With all the confidence in the world, I had put up a post on Instagram about couple goals, right after Valentine’s Day, in 2020. And then, the virus struck, lockdowns happened, husbands were at home and all hell broke loose. And, the next 10 months were spent putting into practice my humble words of wisdom.
Yes, everyone is busy with kids, office work, house chores, birthday parties, social life, social media and probably more but what about our own relationships? Just like your body needs you to eat, exercise and sleep well in order to work well, your relationship also needs you to take care of it in order to survive. During the pandemic days, through ups and downs, some of us managed not to kill our spouses because we followed a few things that, we believe, worked.
It is hard to make a conscious effort considering that some of us were living while some of us were merely surviving the lockdown. But, what has to be done, has to be done, right? As you all know, the main requirements, in any relationship, are Commitment, Humour, Understanding, Respect, Chemistry and Honesty. Besides that, here are a few more simple ways for couples to enjoy being married or together:
1. Give each other space.
Firstly, living together is not a joke. We have to make sacrifices, adjustments and compromises. But, there are many spouses who have several restrictions for their partners. While in the beginning, changing someone or not being yourself would seem exciting, in the long run it usually gets depressing, annoying or suffocating. This tends to come out in different ways than one. Therefore, giving each other space is something that is extremely important in any relationship. This includes letting your spouse be themselves.
2. Communicate about what is bothering you.
Sometimes, communication also does not change anything in your relationship due to the different mind-sets. But, at least it will allow you to lighten the burden you feel within yourself. Communication is a great way to tell each other how you feel. It is also a good time to express your views about a bad habit that is bothering you. Of course, this should be followed by some sense of understanding on the listener’s part too. Also, if you have kids, handling them as a team is very important. Sometimes, when both partners have dissimilar ideas on how to bring up their kids, it leads to bitterness between the couple. This eventually affects the kids and confuses them too.
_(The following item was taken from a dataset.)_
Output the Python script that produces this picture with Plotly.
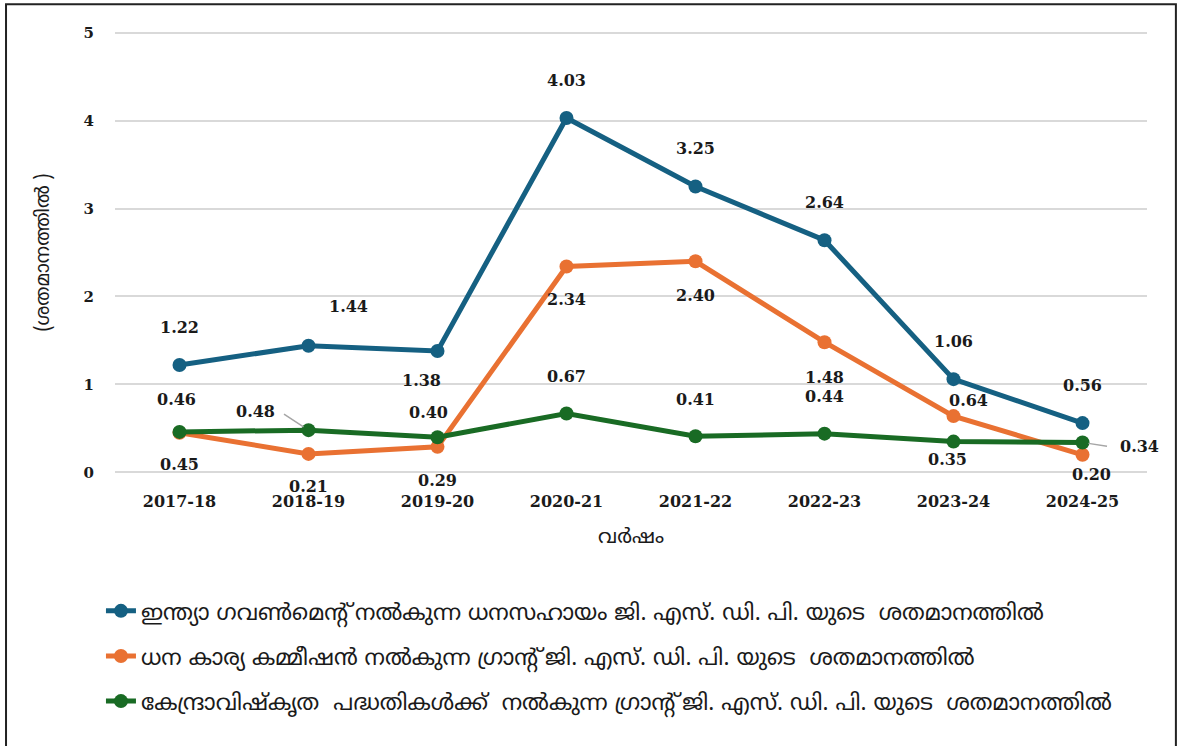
import plotly.graph_objects as go

years = ["2017-18", "2018-19", "2019-20", "2020-21", "2021-22", "2022-23", "2023-24", "2024-25"]
goi_support = [1.22, 1.44, 1.38, 4.03, 3.25, 2.64, 1.06, 0.56]
fc_grants = [0.45, 0.21, 0.29, 2.34, 2.40, 1.48, 0.64, 0.20]
css_grants = [0.46, 0.48, 0.40, 0.67, 0.41, 0.44, 0.35, 0.34]

names = [
    "ഇന്ത്യാ ഗവൺമെന്റ് നൽകുന്ന ധനസഹായം ജി. എസ്. ഡി. പി. യുടെ  ശതമാനത്തിൽ",
    "ധന കാര്യ കമ്മീഷൻ നൽകുന്ന ഗ്രാന്റ് ജി. എസ്. ഡി. പി. യുടെ  ശതമാനത്തിൽ",
    "കേന്ദ്രാവിഷ്കൃത  പദ്ധതികൾക്ക്  നൽകുന്ന ഗ്രാന്റ് ജി. എസ്. ഡി. പി. യുടെ  ശതമാനത്തിൽ",
]
colors = ["#156082", "#E97132", "#196B24"]

# label placement (pixel shifts) per point
blue_shift = [(0, 38), (40, 39), (-16, -29), (0, 37), (0, 38), (0, 38), (0, 38), (0, 38)]
orange_shift = [(0, -32), (0, -33), (0, -34), (0, -33), (0, -34), (0, -35), (15, 16), (9, -20)]
green_shift = [(-3, 32), (-53, 19), (-9, 25), (0, 37), (0, 37), (0, 37), (-6, -18), (57, -4)]

mal_font = "Noto Sans Malayalam, Noto Sans, DejaVu Sans, sans-serif"
num_font = dict(family="DejaVu Serif", size=16, color="#1a1a1a", weight="bold")

fig = go.Figure()
for i, vals in enumerate([goi_support, fc_grants, css_grants]):
    fig.add_trace(go.Scatter(
        x=years, y=vals, mode="lines+markers", name=names[i],
        line=dict(color=colors[i], width=5),
        marker=dict(color=colors[i], size=14),
        legendgroup=str(i),
    ))

annotations = []
for vals, shifts in [(goi_support, blue_shift), (fc_grants, orange_shift), (css_grants, green_shift)]:
    for x, v, (dx, dy) in zip(years, vals, shifts):
        annotations.append(dict(
            x=x, y=v, xref="x", yref="y", text="%.2f" % v, showarrow=False,
            xshift=dx, yshift=dy, font=num_font,
        ))

# leader lines for two labels
annotations.append(dict(x=years[1], y=css_grants[1], xref="x", yref="y", text="", showarrow=True,
                        ax=-26, ay=-17, arrowhead=0, arrowcolor="#a6a6a6", arrowwidth=1.5, standoff=6))
annotations.append(dict(x=years[7], y=css_grants[7], xref="x", yref="y", text="", showarrow=True,
                        ax=26, ay=4, arrowhead=0, arrowcolor="#a6a6a6", arrowwidth=1.5, standoff=6))

fig.update_layout(
    width=1180, height=746,
    margin=dict(l=115, r=33, t=30, b=271),
    paper_bgcolor="white", plot_bgcolor="white",
    showlegend=True,
    legend=dict(
        x=-0.0136, y=-0.258, xanchor="left", yanchor="top",
        font=dict(family=mal_font, size=22.4, color="#1a1a1a"),
        tracegroupgap=13, bgcolor="rgba(0,0,0,0)",
    ),
    annotations=annotations,
    shapes=[dict(type="rect", xref="paper", yref="paper",
                 x0=-0.1056, x1=1.028, y0=-0.65, y1=1.058,
                 line=dict(color="#222222", width=2))],
)
fig.update_xaxes(
    type="category", range=[-0.5, 7.5], showgrid=False, showline=False, zeroline=False,
    ticks="", tickfont=dict(family="DejaVu Serif", size=16, color="#1a1a1a", weight="bold"),
    ticklabelstandoff=15,
    title=dict(text="വർഷം", font=dict(family=mal_font, size=20, color="#1a1a1a"), standoff=18),
)
fig.update_yaxes(
    range=[-0.03, 5.03], tickvals=[0, 1, 2, 3, 4, 5], showgrid=True, gridcolor="#d9d9d9", gridwidth=2,
    zeroline=False, showline=False, ticks="",
    tickfont=dict(family="DejaVu Serif", size=15, color="#1a1a1a", weight="bold"),
    ticklabelstandoff=20,
    title=dict(text="(ശതമാനത്തിൽ )", font=dict(family=mal_font, size=19, color="#1a1a1a"), standoff=28),
)

fig.write_html("out.html", config={"displayModeBar": False},
               post_script="document.body.style.margin='0';")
Therefore, it is also advisable to communicate with your partner on how to go about disciplining and educating your kids.
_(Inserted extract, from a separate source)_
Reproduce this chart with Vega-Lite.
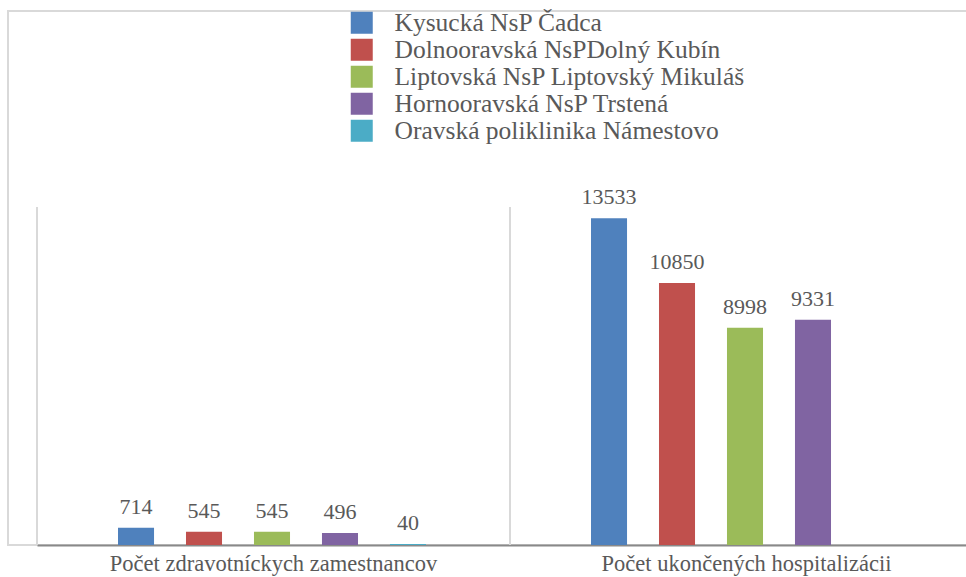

3. Celebrate every birthday and anniversary together.
I know many couples think that a birthday and anniversary comes every year, so why spend it every year together. But, trust me, it feels good to make that extra effort and spend important occasions with each other. It also brings a smile on our faces, doesn’t it? Some of us made use of the pandemic holiday and baked a cake for the first time in our lives. I baked a couple of choco-lava cakes for hubby’s birthday while he went and baked a huge crème brulè cake for mine. Then, between classes and work, he prepared an Arabian dish called majboos and we all sat on the floor and devoured it the Muslim way – from the same plate. I had a pretty good birthday, despite the lockdown.
4. Do things together.
No, I’m not only talking about getting intimate, but about spending quality time with each other, at least every week. Together, you can probably sit to watch a fun movie (Netflix and Prime are filled with them), go for walks (we are always doing this), take a night off to go on a date (ours stopped during the lockdown), do something fun/childish (like bowling, cycling, rock climbing, paint balling, pub hopping, etc.) or schedule a massage session once a month. You can click here to know how to go about giving your partner a sensual massage.
Praying together in a humble way helps calm your senses. Even if you’ve fought with each other, you could probably feel better while praying with them. Make sure you pray and thank God for the family that he has given you. Many people do not have anyone to call their own. Teach your children to be thankful for their parents. And as a family, visit the Holy Place of Worship at least once a month.
Besides the above mentioned points, try and smile at your partner every day. Neglecting and ignoring your partner may lead to a weird distance. And suddenly, you may wonder why things are out of control. Also, both partners cannot be hot headed or egoistic. One of you has to be the mature and composed individual who keeps the little tiffs from turning ugly.
Interference is another major culprit for break-ups. As a couple, involve as few people as possible or none at all. Learn to handle your relationship yourself. Your nonsense, your secrets, your happiness, your sadness, your difficult times are yours (as a couple) to handle. Of course, you can have confidants and friends whose shoulders you can cry on, but the ultimate decisions and making up should be all up to you.
What do you do to enjoy staying married/together?